The broad aim of the Center is to study emotional stimulus processing in all its directly measurable manifestations, i.e., as affective report, behavior, and patterns of expressive physiology (facial, visceral, and neuromuscular), and to understand the relation of these processing measures to functional changes in the brain. Ongoing basic research analyzes the interaction of emotional reactivity with attentional demands, as attention is modulated by stimulus characteristics, motivational state, and the behavioral and social context. The theoretical model of emotion and motivation guiding analyses of human affect is based on neuroscience research with animals. Connecting links with this foundation literature are sought through human electrocortical and brain imaging (fMRI) studies, and in psychophysiological experiments (e.g., conditioning) paralleling the animal research.

The Center is committed to translational research. A major goal is to bring basic scientific knowledge of emotion into the mental health arena. The Center's Fear & Anxiety Disorders Clinic is an assessment and research facillity dedicated to the study of fear, anxiety, and mood disorders.

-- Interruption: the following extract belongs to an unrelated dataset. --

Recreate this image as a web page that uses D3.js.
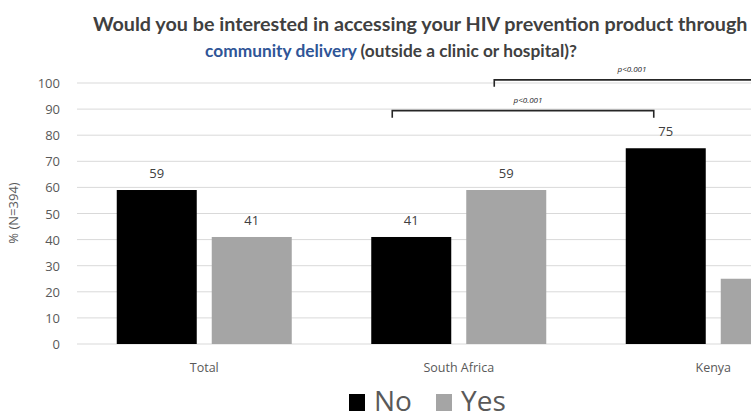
<!DOCTYPE html>
<html><head><meta charset="utf-8">
<script src="https://cdn.jsdelivr.net/npm/d3@7"></script>
<style>body{margin:0;background:#fff;overflow:hidden}svg{display:block}</style>
</head><body>
<svg id="c" width="751" height="412"></svg>
<script>
const categories = ["Total", "South Africa", "Kenya"];
const seriesNames = ["No", "Yes"];
const noValues = [59, 41, 75];
const yesValues = [41, 59, 25];
const yTicks = [0,10,20,30,40,50,60,70,80,90,100];
const pLabels = ["p<0.001", "p<0.001"];

const colors = {No: "#000000", Yes: "#a5a5a5"};
const svg = d3.select("#c");
const step = 254.5, left = 77;
const x0 = d3.scaleBand().domain(categories).range([left, left + step*categories.length]).padding(0);
const x1 = d3.scaleBand().domain(seriesNames).range([39.75, 214.75]).paddingInner(2 - 175/95).paddingOuter(0);
const y = d3.scaleLinear().domain([0,100]).range([344, 83]);

// gridlines
svg.append("g").selectAll("line").data(yTicks).join("line")
  .attr("x1", left).attr("x2", 751)
  .attr("y1", d => y(d)).attr("y2", d => y(d))
  .attr("stroke", "#d9d9d9").attr("stroke-width", 1);

// y axis labels
const yAxis = d3.axisLeft(y).tickValues(yTicks).tickSize(0).tickPadding(0);
const ga = svg.append("g").attr("transform", "translate(60,0)").call(yAxis);
ga.select(".domain").remove();
ga.selectAll("text").attr("font-family", "Open Sans").attr("font-size", 13).attr("fill", "#595959").attr("dy", "0.35em");

svg.append("text").attr("transform", "translate(18,213) rotate(-90)")
  .attr("text-anchor", "middle").attr("font-family", "Open Sans").attr("font-size", 13).attr("fill", "#595959")
  .text("% (N=394)");

// bars
const data = categories.map((c,i) => ({cat:c, vals:[{s:"No", v:noValues[i]}, {s:"Yes", v:yesValues[i]}]}));
const g = svg.append("g").selectAll("g").data(data).join("g").attr("transform", d => `translate(${x0(d.cat)},0)`);
g.selectAll("rect").data(d => d.vals).join("rect")
  .attr("x", d => x1(d.s)).attr("width", x1.bandwidth())
  .attr("y", d => y(d.v)).attr("height", d => y(0) - y(d.v))
  .attr("fill", d => colors[d.s]);
g.selectAll("text").data(d => d.vals).join("text")
  .attr("x", d => x1(d.s) + x1.bandwidth()/2).attr("y", d => y(d.v) - 12)
  .attr("text-anchor", "middle").attr("font-family", "Open Sans").attr("font-size", 13).attr("fill", "#404040")
  .text(d => d.v);

// category axis labels
const xAxis = d3.axisBottom(x0).tickSize(0).tickPadding(0);
const gx = svg.append("g").attr("transform", "translate(0,372)").call(xAxis);
gx.select(".domain").remove();
gx.selectAll("text").attr("font-family", "Open Sans").attr("font-size", 12.5).attr("fill", "#595959").attr("dy", 0);

// significance brackets
function bracket(xa, xb, yv, label, lx) {
  const yy = y(yv);
  svg.append("path").attr("d", `M${xa},${yy+7}V${yy}H${xb}V${yy+7}`)
    .attr("fill", "none").attr("stroke", "#262626").attr("stroke-width", 1.6);
  svg.append("text").attr("x", lx).attr("y", yy - 8).attr("text-anchor", "middle")
    .attr("font-family", "Open Sans").attr("font-style", "italic").attr("font-size", 8).attr("fill", "#262626")
    .text(label);
}
bracket(x0("South Africa") + x1("No") + 21, x0("Kenya") + x1("No") + 28, 89.4, pLabels[0], 528);
bracket(x0("South Africa") + x1("Yes") + 28, 800, 101.2, pLabels[1], 632);

// title
const t1 = svg.append("text").attr("x", 93).attr("y", 31).attr("font-family", "Lato").attr("font-weight", 700)
  .attr("font-size", 17).attr("fill", "#404040")
  .text("Would you be interested in accessing your HIV prevention product through");
const t2 = svg.append("text").attr("x", 391).attr("y", 57).attr("text-anchor", "middle").attr("font-family", "Lato").attr("font-weight", 700)
  .attr("font-size", 17).attr("fill", "#404040");
t2.append("tspan").attr("fill", "#2f5597").text("community delivery");
t2.append("tspan").text(" (outside a clinic or hospital)?");
function fit(t, w) { const l = t.node().getComputedTextLength(); t.attr("font-size", 17 * w / l); }
fit(t1, 655); fit(t2, 372);

// legend
const lg = svg.append("g");
const legendX = {No: 349, Yes: 436};
seriesNames.forEach(s => {
  lg.append("rect").attr("x", legendX[s]).attr("y", 394).attr("width", 16).attr("height", 17).attr("fill", colors[s]);
  lg.append("text").attr("x", legendX[s] + 25).attr("y", 411).attr("font-family", "Open Sans").attr("font-size", 28).attr("fill", "#595959").text(s);
});
</script>
</body></html>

Current translational studies are supported under the NIMH Research Domain Criteria Initiative (RDoC): Strategy 1.4 of the NIMH Strategic Plan: To "develop for research purposes, new ways of classifying disorders based on dimensions of observable behavior and neuorbiological measures."

Finally, the Center aims to provide meaningful service to the field, developing stimulus materials and advancing laboratory technology, training research apprentices, fostering scientific communication, and generally facilitating emotion studies within this country and internationally.